What to do about flooding in Jackson is an obvious example, and in many ways it's our biggest challenge going forward. The problem with it is that old ways of thinking has had the city in a headlock for many years. The levee board, wisely, voted recently to honor the U.S. Army Corps of Engineers' recommendation that we move ahead with levees. That angered many who believe that the best solution is "Two Lakes"֖a label for the many versions of Pearl River impoundment and private development that John McGowan has angled for. Many hoped that "Thad" would bring some juicy earmark home from Washington, all the while ignoring the serious environmental concerns and legal delays attached to the idea.

Many people have long lived in a dream world on this one—a project that is unlikely to happen no matter how passionate its supporters, and how many politicians they bankroll. I was talking to one Two Lakes supporter recently, whom I admire greatly for his work downtown. As many do, he so wants to see McGowan's rosy plan come to fruition.

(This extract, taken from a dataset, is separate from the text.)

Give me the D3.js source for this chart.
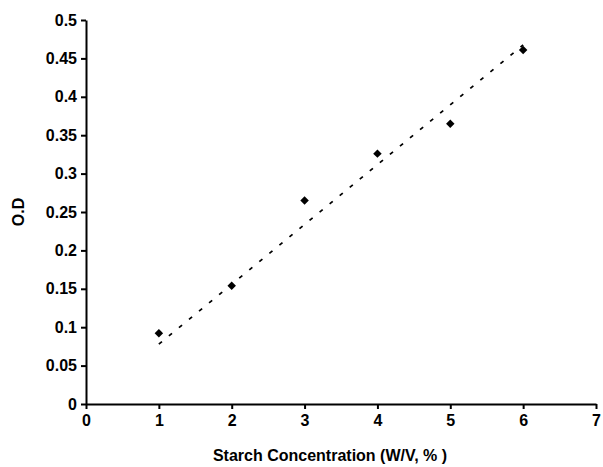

But wanting it doesn't make it possible, which he acknowledged. Celebrated urban planner Andres Duany—he of the planning charrettes—tried to tell Jacksonians how unrealistic a plan on such a scale was when he was brought in a couple years back. But like the people who wanted to believe the rosy picture Melton painted, many prefer to believe the pretty PR vision that Mr. McGowan puts out there, even as the Corps has tried every way it can to warn the city that the idea is simply unworkable and will delay the inevitable alternative solution for many years.

Meantime, we have wasted many years waiting for one unlikely plan to happen, and that is not Mr. McGowan's fault. You can't blame the man for trying. But at this point, the best strategy is not looking backward and blaming anyone: It is to be proactive in bringing intelligent people together to meet the challenge of flood reduction, hopefully with recreational use and smart development.

Use the King Edward as inspiration for forward thinking. And let's get past thinking that one man can save the city. It takes us all.